3. Teori Ingatan dan Sejarah Masa Lalu Manusia, Walter Benjamin (1892-1940)
Menurut Benjamin, masa lalu dan masa kini memiliki hubungan sekaligus berada dalam sebuah konstelasi, bukan demi memiliki dirinya sendiri. Paham atau pemikiran Benjamin demikian muncul dari refleksi dirinya atas sejarah kehidupan manusia dalam bentuk kritik dirinya terhadap paham historisisme, yang juga secara khusus ia kenakan kepada diri Horkheimer yang mengatakan bahwa sejarah manusia adalah tertutup-closed.
4. Teori Keterpisahan Eksistensial (Erich Fromm)
"Fromm merumuskan keterpisahan eksistensial ini dalam kecemasan.

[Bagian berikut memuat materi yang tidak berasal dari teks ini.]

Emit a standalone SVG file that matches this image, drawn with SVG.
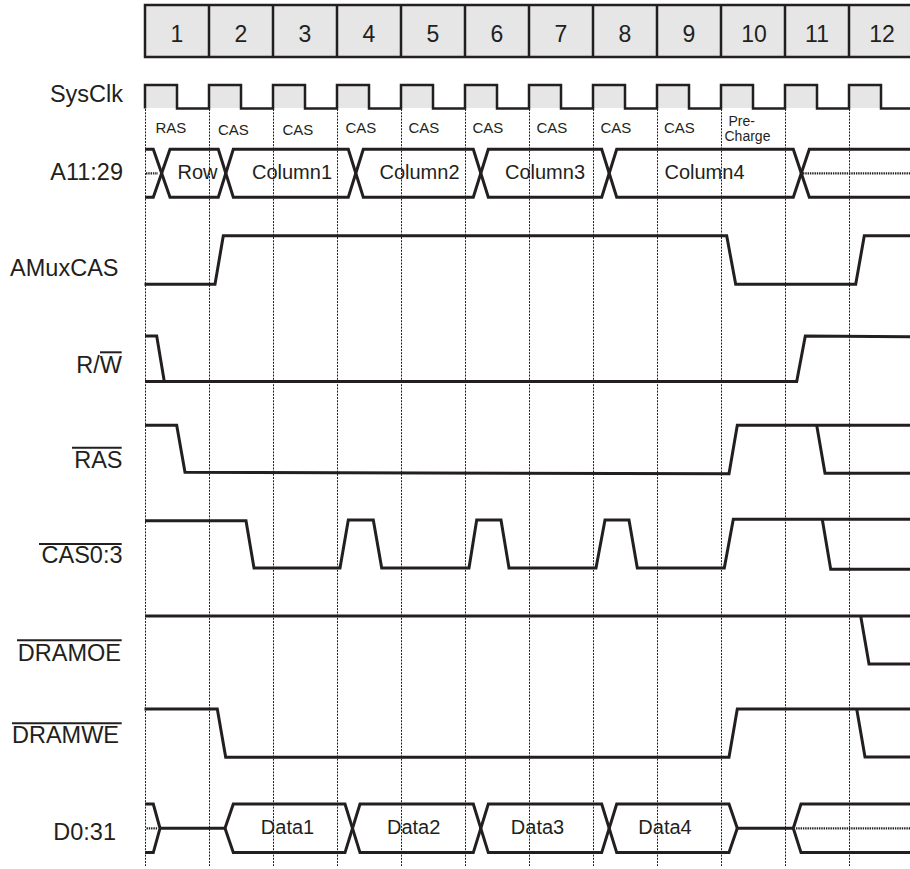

Ia berusaha mengangkat perasaan cemas dan kekalutan yang dialami manusia bahwa mereka akan ditinggalkan oleh orang-orang yang mereka kasihi atau mereka akan lebih dulu meningglkan orang-orang terkasihnya.
5. Teori Tindakan komunikatif (Communicative Action Theory), J.Hebermas
Teori tindakan komunikatif menyatakan adanya situasi ideal (ideal speech situation) yang memungkinkan manusia melakukan komunikasi secara terbuka dan setara sebagai basis bagi terciptanya kesungguhan (sincerity), kejujuran (truthfulness) dan interaksi yang intelektual (intelligibility).
6. Public Opinion Theory (Walter Lippmann 1922)
Istilah “komunikasi massa” yang secara umum kita kenal, pada massa itu  belum dikenal, yang digunakan adalah istilah “public opinion”. Lippmann juga menyatakan bahwa peran media massa dalam membentuk opini public. Yang menjadi konsen Lippman adalah kebutuhan akan kebebasan media massa yang secara normative dan public yang terinformasikan.